Q: What local service has been the most helpful for you during your treatment for breast cancer?

A: I encourage people to make their own list of things/places/people that bring them comfort, because that’s so personal. It’s true that many comfort practices are practices; meaning you have to keep doing them to receive benefits. And finances (what is covered or not by insurance) are a real factor in prioritizing what to seek out.

At diagnosis,

  • My local nurse navigator was a lifeline–because the treadmill they put you on is overwhelming, and I had so many questions at the beginning.
  • I found that acupuncture and a TENS unit–through a sports medicine/PT office–gave me so much bone pain relief. Acupuncture has been helpful in forcing my body to relax, rest, and allow for healing.
  • A friend gifted me The Book of Awakening by Mark Nepo. The format of a daily reading anchored my days in that first tumultuous year. Mark is a cancer survivor, so his words were so relatable.

During and after treatment, I have been buoyed by:

  • Palliative Care – Meagan Blazey at Fred Hutch spens time genuinely listening to me and offers creative options to medication. If you don’t want meds (or if you do), Palliative Care is there to take the time to help you navigate comfort and quality of life.
  • Naturopathic Care – In trying to sustain strength through treatment, I appreciate the care and time my naturopathic doctor spends finding natural solutions to side effects, and helping me maintain health. She also reviews supplements, and listens to my challenges in a way the oncologist doesn’t have time for.
  • Team Survivor Northwest – This group of active women is motivating. You’ll experience all ages, all types of cancer and a genuine camaraderie, where cancer is not the focus, moving and living are. I biked the San Juan Islands, attended weekly workouts, retreats and galas. Don’t want to participate? Please donate! 
  • Strolls for Well-Being at Bloedel Reserve – My field trips to Bainbridge Island to let the wind off the ferry carry my worries away, then wander and wonder at nature at the Reserve, have been some of the most healing times. Apply for one of their strolls or grief group programs, or download their guide to stroll in your own area. You will breathe easier.

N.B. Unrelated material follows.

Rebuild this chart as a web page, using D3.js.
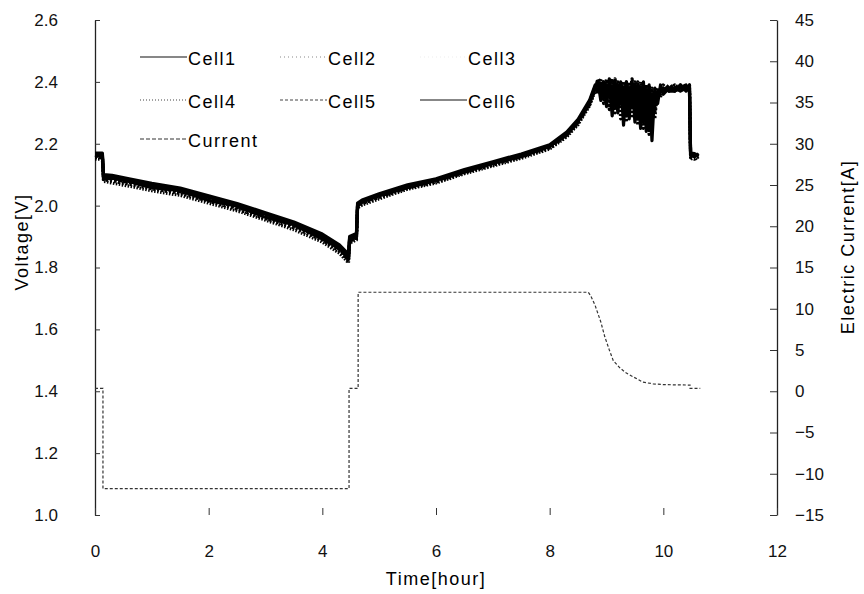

Q: Are you willing to share what you tell yourself each morning when you get up?

A: I say, “Keep Going, Girl” and “There is good in every day.”

Some days are harder than others to keep going. Truly. Many days I wake up with aches/pain, low energy, eyes that need drops to open, a treatment-related headache, or side effects that take an hour or more of management before I can leave the house. There are so many days I don’t know how I am going to drive myself to treatment or humiliating appointments, because I hate going so much. I create timelines–so the pain seems temporary–to be able to get through it.

I have used a daily schedule that prompts for three things you are grateful for each day. That helps remind me of valuable moments in each day (and not toxic positivity; real gratitude). I have had to wear mantra bracelets, leave sticky notes on my bathroom mirror and car, and see a note when I opened my phone wallet. I have to phone friends, use temporary tattoos, request hugs, and go on field trips to stay uplifted. I even got a dog during COVID and he is 100% an emotional support each day. I heavily rely on yoga to help clear my mind and keep me balanced.

Even with my arsenal of tools, I want to have the grace to know when to transition from surviving to allowing natural death, but that’s not yet. I am still here. Every day I survive, no matter how messy that looks, is a day my kids still have a mom.

So in the meantime: One hour at a time, one day at a time, week by week: whatever mantra or time increment helps you… Keep Going.